The Bua Report (1993) and a subsequent DOJ review (1994) found no credible evidence that enhanced PROMIS was distributed internationally, concluding that only public-domain versions of the software had been shared with foreign entities.1

Later Developments

In September 1987, Bankruptcy Judge George Francis Bason, Jr. ruled that DOJ had "taken, converted, stole" INSLAW's enhanced PROMIS. That ruling was affirmed by the D.C. Circuit Court in November 1989 but reversed on jurisdictional grounds by the Court of Appeals in May 1991.

The House Judiciary Committee launched a three-year investigation from 1989 to 1992, producing House Report 102-857 on September 10, 1992, which found "strong evidence" of DOJ theft and raised "serious concerns" about a high-level conspiracy. The report was unclassified and publicly available. Special Counsel Nicholas J. Bua, appointed in November 1991, issued a 267-page report in March 1993 finding no credible evidence of criminal wrongdoing by any DOJ official. The Senate referred INSLAW's remaining claims to the Court of Federal Claims, which ruled in 1997-1998 that all PROMIS versions were in the public domain.
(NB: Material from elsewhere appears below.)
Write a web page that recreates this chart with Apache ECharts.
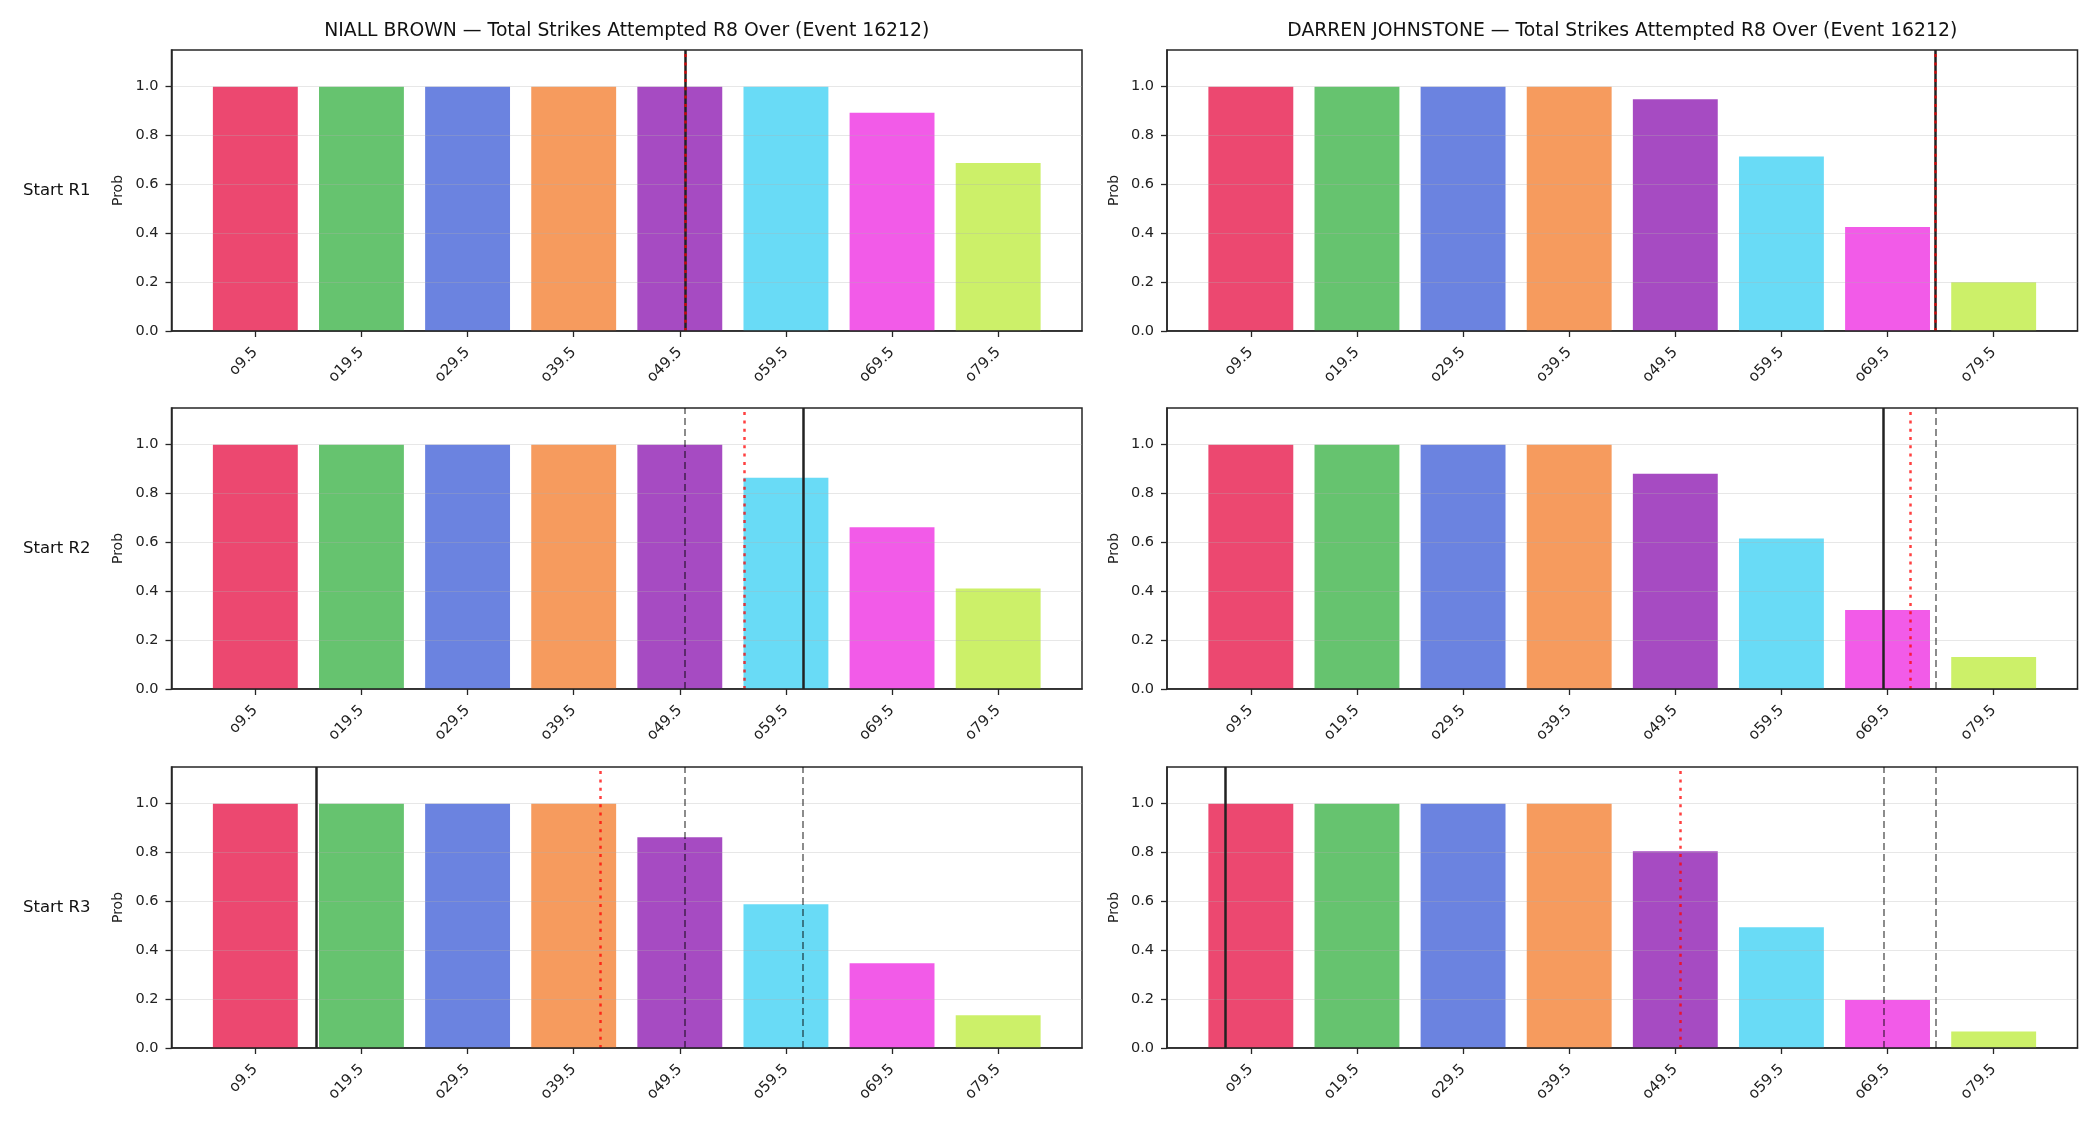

Bill Hamilton maintained INSLAW's claims publicly for decades after the formal proceedings concluded. The international backdoor distribution allegations — particularly those concerning Rafael Eitan, Robert Maxwell, and Degem — were never formally adjudicated. A 2001 report alleged that FBI double agent Robert Hanssen provided PROMIS-derived software to his Soviet KGB handlers.12

  1. U.S. Department of Justice. Report of Special Counsel Nicholas J. Bua to the Attorney General of the United States Regarding the Allegations of Inslaw, Inc. March 1993.
  2. U.S. House of Representatives, Committee on the Judiciary. The INSLAW Affair: Investigative Report. House Report 102-857, 102nd Congress, 2nd Session, September 10, 1992.
  3. Thomas, Gordon. Gideon's Spies: The Secret History of the Mossad. St. Martin's Press, 1999.
  4. Ben-Menashe, Ari. Profits of War: Inside the Secret U.S.-Israeli Arms Network. TrineDay, 1992.